The post-World War II economy had experienced a huge labor upsurge, and with that an increase in labor union participation. Additionally, unions had taken a no-strike pledge during the war, and their built-up resentments exploded at war's end.
In general, President Truman was not happy with the havoc the numerous strikes wreaked on the post-war economy. In the United Mine Workers strike in the Spring of 1946, he threatened to use the army as strikebreakers and take government control of railroads. An agreement was made (on the President's terms) before he had to make good on his threats.
Nonetheless, the Democrat believed firmly in the rights of labor unions, in part because they kept government out of enterprise. In his veto (excerpted below) he argued that by restricting unions, the bill imposed too much government into private economic affairs, and disrupted the balance of power between labor and management.
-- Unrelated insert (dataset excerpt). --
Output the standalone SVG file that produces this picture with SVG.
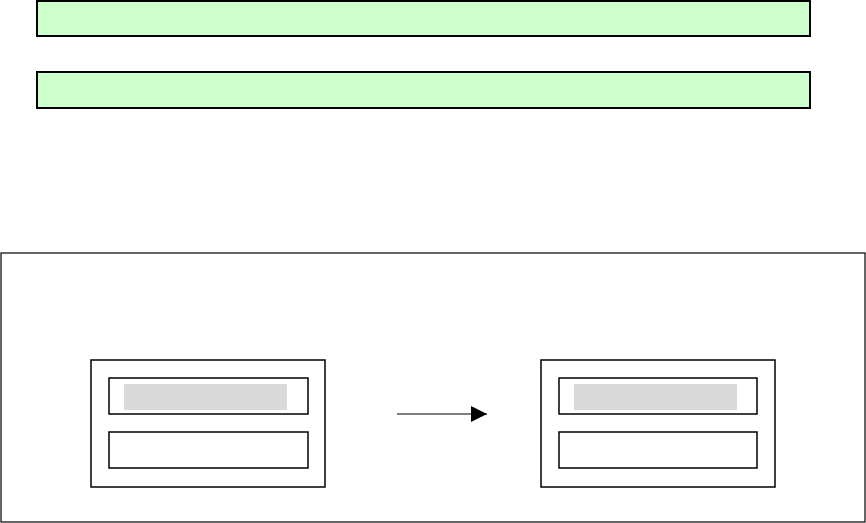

"Our basic national policy has always been to establish by law standards of fair dealing and then to leave the working of the economic system to the free choice of individuals. Under that policy of economic freedom we have built our nation's productive strength. Our people have deep faith in industrial self-government with freedom of contract and free collective bargaining...
This [bill] is a long step toward the settlement of economic issues by government dictation. It is an indication that industrial relations are to be determined in the halls of Congress, and that political power is to supplant economic power as the critical factor in labor relations."